Der gedankliche Lebenslauf von Gerlachs berührt alle denkbaren Verfassungen der deutschen Gesellschaft von der Monarchie bis zu einer Demokratie westeuropäischen Zuschnitts und führt auf diese Weise das ganze Spektrum der politischen und gesellschaftlichen Lager der Jahrzehnte zwischen der Reichsgründung und dem Ende der Weimarer Republik, darunter die vereitelten und vertanen Möglichkeiten einer Verhinderung des Abgleitens in die nationalsozialistische Gewaltherrschaft nach innen und außen, vor Augen. Wie ein roter Faden zieht sich durch Hellmut von Gerlachs geistigen Werdegang die Einsicht, dass ein auf gegenseitige Achtung und Aufrichtigkeit gegründetes gutnachbarschaftliches Verhältnis zwischen Deutschland und Polen den Schlüssel für das friedliche Zusammenleben der Völker des Kontinents darstellt. Den Anstoß zu dieser Einsicht gaben die Anschauung der Lebensbedingungen der polnischen Untertanen des väterlichen Gutes in Schlesien und erste Erfahrungen mit der preußischen Polenpolitik. Ihre Bewährung erfuhr sie, als Hellmut von Gerlach unmittelbar nach dem Ersten Weltkrieg von Rudolf Breitscheid zum Unterstaatssekretär des preußischen Innenministeriums berufen wurde, in dessen Zuständigkeit die Provinz Posen fiel, die im Begriff war, sich von Preußen zu lösen. Es gelang ihm, in Verhandlungen mit den polnischen revolutionären Organen einerseits die Versorgung des Reiches mit polnischen Lebensmitteln sicherzustellen und andererseits die Rechte der polnischen Reichsangehörigen gegenüber nationalistischen Forderungen nach einer militärischen Bereinigung der Polenfrage zu wahren. Eine Broschüre über den "Zusammenbruch der deutschen Polenpolitik" verlieh den dabei gewonnenen Erkenntnissen publizistischen Ausdruck. Bis in die Tage Pi³sudskis hat Hellmut von Gerlach sich im Zusammenwirken mit der polnischen Friedensbewegung für die Normalisierung des deutsch-polnischen Verhältnisses eingesetzt. 1925 gehört er zu den Initiatoren einer Konferenz deutscher und polnischer Pazifisten in Danzig, aus der ein aus pazifistischen Kräften bestehender parlamentarischer Verständigungsausschuss hervorging, der sich insbesondere die Beendigung der deutschen Wirtschaftssanktionen gegenüber Polen zum Ziel setzte. Die Reaktion des nationalistischen Lagers, das sich über seinen "feigen Pazifismus" empörte und ihm die "Quittung für Posen" versprach, gipfelte bereits 1920 in einem Mordversuch.

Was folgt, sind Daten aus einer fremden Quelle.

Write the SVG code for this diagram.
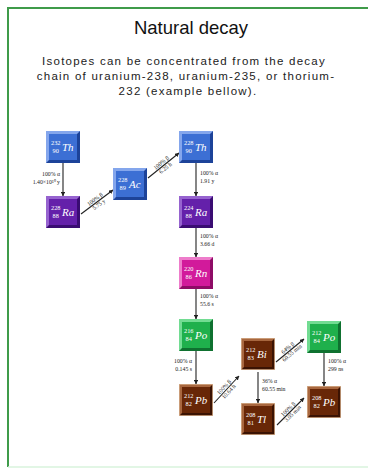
<svg xmlns="http://www.w3.org/2000/svg" width="368" height="469" viewBox="0 0 368 469">
  <defs>
    <marker id="arrow" viewBox="0 0 6 6" refX="5.5" refY="3" markerWidth="4" markerHeight="4" orient="auto">
      <path d="M0,0 L6,3 L0,6 Z" fill="#222"/>
    </marker>
    <style>
      .title { font-family: "Liberation Sans", Arial, sans-serif; font-size: 18.5px; fill: #111; text-anchor: middle; }
      .body { font-family: "Liberation Sans", Arial, sans-serif; font-size: 11.5px; fill: #222; text-anchor: middle; letter-spacing: 1.25px; }
      .lbl { font-family: "Liberation Serif", "Times New Roman", serif; font-size: 5.8px; fill: #222; }
      .end { text-anchor: end; }
      .mid { text-anchor: middle; }
      .conn line { stroke: #222; stroke-width: 1.1; marker-end: url(#arrow); }
      .num { font-family: "Liberation Serif", serif; font-size: 6.3px; fill: #fff; }
      .sym { font-family: "Liberation Serif", serif; font-style: italic; font-size: 11px; fill: #fff; }
      .blue .rim { fill: #1d4399; } .blue .hi { fill: #84a6ec; } .blue .face { fill: #3c6fd4; }
      .purple .rim { fill: #3a0c72; } .purple .hi { fill: #9663cf; } .purple .face { fill: #6420aa; }
      .magenta .rim { fill: #8e0c66; } .magenta .hi { fill: #ee7ccb; } .magenta .face { fill: #d21a9b; }
      .green .rim { fill: #0f7130; } .green .hi { fill: #72dc92; } .green .face { fill: #1fb04c; }
      .brown .rim { fill: #3b1303; } .brown .hi { fill: #a8673f; } .brown .face { fill: #682707; }
      .brown .edge { fill: none; stroke: #d2ab88; stroke-width: 0.8; }
    </style>
  </defs>

  <rect width="368" height="469" fill="#fff"/>

  <!-- frame -->
  <path d="M8,467 V8 H368" fill="none" stroke="#3f9b4a" stroke-width="2"/>
  <line x1="8" y1="467" x2="368" y2="467" stroke="#d8f3dc" stroke-width="1.5"/>

  <!-- heading -->
  <text class="title" x="191" y="34">Natural decay</text>
  <text class="body" x="184" y="65">Isotopes can be concentrated from the decay</text>
  <text class="body" x="186" y="80">chain of uranium-238, uranium-235, or thorium-</text>
  <text class="body" x="188" y="95">232 (example bellow).</text>

  <!-- connectors -->
  <g id="connectors" class="conn">
    <line x1="63" y1="163" x2="63" y2="196"/>
    <text class="lbl end" x="60" y="176">100% α</text>
    <text class="lbl end" x="60" y="184">1.40×10¹⁰ y</text>

    <line x1="81" y1="214" x2="113" y2="190"/>
    <g transform="translate(97,202) rotate(-37)">
      <text class="lbl mid" x="0" y="-1.5">100% β</text>
      <text class="lbl mid" x="0" y="5">5.75 y</text>
    </g>

    <line x1="148" y1="178" x2="179" y2="153"/>
    <g transform="translate(163.5,165.5) rotate(-39)">
      <text class="lbl mid" x="0" y="-1.5">100% β</text>
      <text class="lbl mid" x="0" y="5">6.25 h</text>
    </g>

    <line x1="196" y1="163" x2="196" y2="196"/>
    <text class="lbl" x="200" y="175">100% α</text>
    <text class="lbl" x="200" y="183">1.91 y</text>

    <line x1="196" y1="228" x2="196" y2="257"/>
    <text class="lbl" x="200" y="238">100% α</text>
    <text class="lbl" x="200" y="246">3.66 d</text>

    <line x1="196" y1="289" x2="196" y2="319"/>
    <text class="lbl" x="200" y="298">100% α</text>
    <text class="lbl" x="200" y="306">55.6 s</text>

    <line x1="196" y1="351" x2="196" y2="384"/>
    <text class="lbl end" x="192" y="363">100% α</text>
    <text class="lbl end" x="192" y="371">0.145 s</text>

    <line x1="214" y1="403" x2="239" y2="376"/>
    <g transform="translate(226.5,389.5) rotate(-47)">
      <text class="lbl mid" x="0" y="-1.5">100% β</text>
      <text class="lbl mid" x="0" y="5">10.64 h</text>
    </g>

    <line x1="276" y1="362" x2="304" y2="339"/>
    <g transform="translate(290,350.5) rotate(-40)">
      <text class="lbl mid" x="0" y="-1.5">64% β</text>
      <text class="lbl mid" x="0" y="5">60.55 min</text>
    </g>

    <line x1="258" y1="372" x2="258" y2="403"/>
    <text class="lbl" x="262" y="383">36% α</text>
    <text class="lbl" x="262" y="391">60.55 min</text>

    <line x1="324" y1="353" x2="324" y2="386"/>
    <text class="lbl" x="328" y="363">100% α</text>
    <text class="lbl" x="328" y="371">299 ns</text>

    <line x1="277" y1="425" x2="304" y2="398"/>
    <g transform="translate(290.5,411.5) rotate(-45)">
      <text class="lbl mid" x="0" y="-1.5">100% β</text>
      <text class="lbl mid" x="0" y="5">3.05 min</text>
    </g>
  </g>

  <!-- nuclides -->
  <g id="th232" class="blue" transform="translate(46,131)">
    <rect class="rim" width="34" height="32"/>
    <polygon class="hi" points="0,0 34,0 31,3 3,3 3,29 0,32"/>
    <rect class="face" x="3" y="3" width="28" height="26"/>
    <text class="num" x="5" y="14">232</text><text class="num" x="6.5" y="21.5">90</text>
    <text class="sym" x="16" y="20">Th</text>
  </g>
  <g id="ra228" class="purple" transform="translate(46,196)">
    <rect class="rim" width="34" height="32"/>
    <polygon class="hi" points="0,0 34,0 31,3 3,3 3,29 0,32"/>
    <rect class="face" x="3" y="3" width="28" height="26"/>
    <text class="num" x="5" y="14">228</text><text class="num" x="6.5" y="21.5">88</text>
    <text class="sym" x="16" y="20">Ra</text>
  </g>
  <g id="ac228" class="blue" transform="translate(113,168)">
    <rect class="rim" width="34" height="32"/>
    <polygon class="hi" points="0,0 34,0 31,3 3,3 3,29 0,32"/>
    <rect class="face" x="3" y="3" width="28" height="26"/>
    <text class="num" x="5" y="14">228</text><text class="num" x="6.5" y="21.5">89</text>
    <text class="sym" x="16" y="20">Ac</text>
  </g>
  <g id="th228" class="blue" transform="translate(179,131)">
    <rect class="rim" width="34" height="32"/>
    <polygon class="hi" points="0,0 34,0 31,3 3,3 3,29 0,32"/>
    <rect class="face" x="3" y="3" width="28" height="26"/>
    <text class="num" x="5" y="14">228</text><text class="num" x="6.5" y="21.5">90</text>
    <text class="sym" x="16" y="20">Th</text>
  </g>
  <g id="ra224" class="purple" transform="translate(179,196)">
    <rect class="rim" width="34" height="32"/>
    <polygon class="hi" points="0,0 34,0 31,3 3,3 3,29 0,32"/>
    <rect class="face" x="3" y="3" width="28" height="26"/>
    <text class="num" x="5" y="14">224</text><text class="num" x="6.5" y="21.5">88</text>
    <text class="sym" x="16" y="20">Ra</text>
  </g>
  <g id="rn220" class="magenta" transform="translate(179,257)">
    <rect class="rim" width="34" height="32"/>
    <polygon class="hi" points="0,0 34,0 31,3 3,3 3,29 0,32"/>
    <rect class="face" x="3" y="3" width="28" height="26"/>
    <text class="num" x="5" y="14">220</text><text class="num" x="6.5" y="21.5">86</text>
    <text class="sym" x="16" y="20">Rn</text>
  </g>
  <g id="po216" class="green" transform="translate(179,319)">
    <rect class="rim" width="34" height="32"/>
    <polygon class="hi" points="0,0 34,0 31,3 3,3 3,29 0,32"/>
    <rect class="face" x="3" y="3" width="28" height="26"/>
    <text class="num" x="5" y="14">216</text><text class="num" x="6.5" y="21.5">84</text>
    <text class="sym" x="16" y="20">Po</text>
  </g>
  <g id="pb212" class="brown" transform="translate(179,384)">
    <rect class="rim" width="34" height="32"/>
    <polygon class="hi" points="0,0 34,0 31,3 3,3 3,29 0,32"/>
    <rect class="face" x="3" y="3" width="28" height="26"/>
    <rect class="edge" x="0.4" y="0.4" width="33.2" height="31.2"/>
    <text class="num" x="5" y="14">212</text><text class="num" x="6.5" y="21.5">82</text>
    <text class="sym" x="16" y="20">Pb</text>
  </g>
  <g id="bi212" class="brown" transform="translate(241,338)">
    <rect class="rim" width="34" height="32"/>
    <polygon class="hi" points="0,0 34,0 31,3 3,3 3,29 0,32"/>
    <rect class="face" x="3" y="3" width="28" height="26"/>
    <rect class="edge" x="0.4" y="0.4" width="33.2" height="31.2"/>
    <text class="num" x="5" y="14">212</text><text class="num" x="6.5" y="21.5">83</text>
    <text class="sym" x="16" y="20">Bi</text>
  </g>
  <g id="tl208" class="brown" transform="translate(241,403)">
    <rect class="rim" width="34" height="32"/>
    <polygon class="hi" points="0,0 34,0 31,3 3,3 3,29 0,32"/>
    <rect class="face" x="3" y="3" width="28" height="26"/>
    <rect class="edge" x="0.4" y="0.4" width="33.2" height="31.2"/>
    <text class="num" x="5" y="14">208</text><text class="num" x="6.5" y="21.5">81</text>
    <text class="sym" x="16" y="20">Tl</text>
  </g>
  <g id="po212" class="green" transform="translate(307,321)">
    <rect class="rim" width="34" height="32"/>
    <polygon class="hi" points="0,0 34,0 31,3 3,3 3,29 0,32"/>
    <rect class="face" x="3" y="3" width="28" height="26"/>
    <text class="num" x="5" y="14">212</text><text class="num" x="6.5" y="21.5">84</text>
    <text class="sym" x="16" y="20">Po</text>
  </g>
  <g id="pb208" class="brown" transform="translate(307,386)">
    <rect class="rim" width="34" height="32"/>
    <polygon class="hi" points="0,0 34,0 31,3 3,3 3,29 0,32"/>
    <rect class="face" x="3" y="3" width="28" height="26"/>
    <rect class="edge" x="0.4" y="0.4" width="33.2" height="31.2"/>
    <text class="num" x="5" y="14">208</text><text class="num" x="6.5" y="21.5">82</text>
    <text class="sym" x="16" y="20">Pb</text>
  </g>
</svg>
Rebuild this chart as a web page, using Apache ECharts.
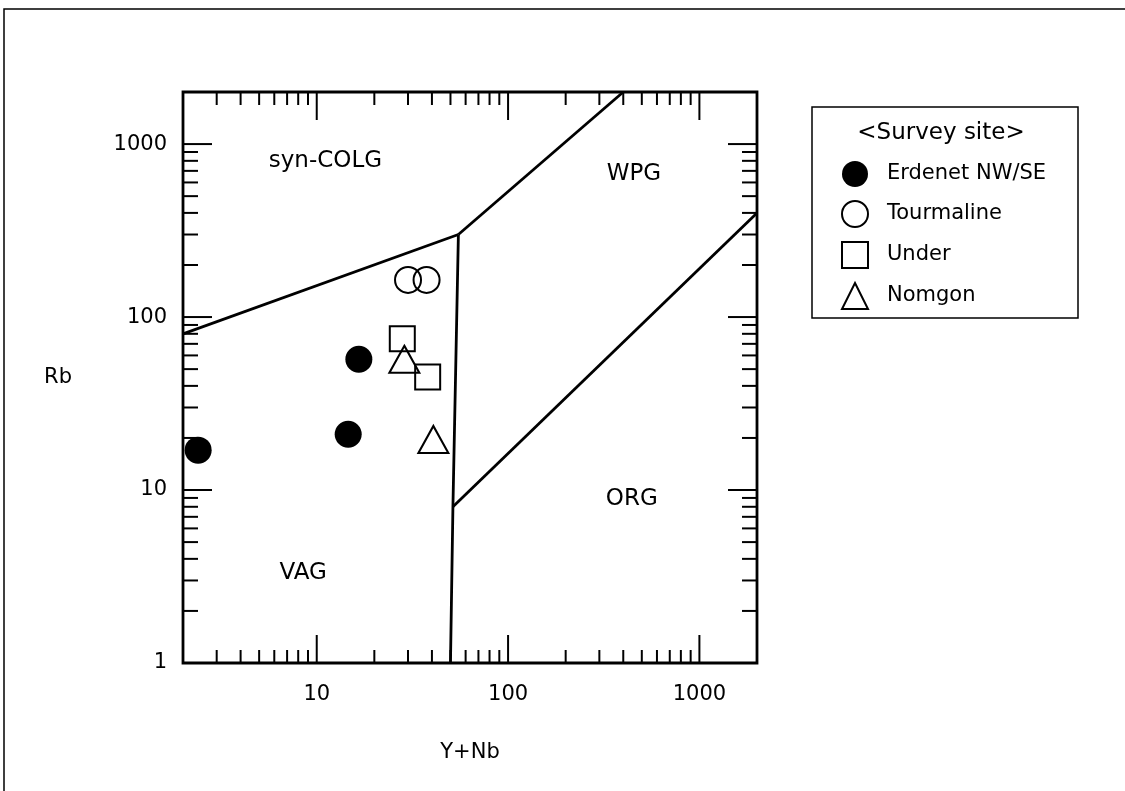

Das Wirken Hellmut von Gerlachs und seiner Weggefährten gehört nicht zum geistigen Besitz der heutigen deutschen Republik, die die nicht eben breite konsequent demokratische Bewegung der ersten Republik nicht zu ihren Fundamenten zählt und deren Selbstverständnis den Einsichten von Gerlachs in entscheidenden Punkten gerade entgegengesetzt ist. In den anerkannten Darstellungen der Geschichte von Kaiserreich, Weimarer Republik und Drittem Reich bleibt ihre Berücksichtigung allenfalls marginal. Erst in jüngster Zeit tut sich, nicht zuletzt durch das Verdienst auf der Tagung vertretener Referenten, die Möglichkeit auf, dass sich die Republik in den Besitz der von den Nationalsozialisten abgeschnittenen Traditionen setzt, die ihr die Vollendung der bürgerlichen Demokratie zur Aufgabe machen. Da dies dem äußeren Anschein nach nicht zu ihren ersten Sorgen zählt, möchte die Tagung ihr bei der Nutzung dieser Chance zur Seite stehen.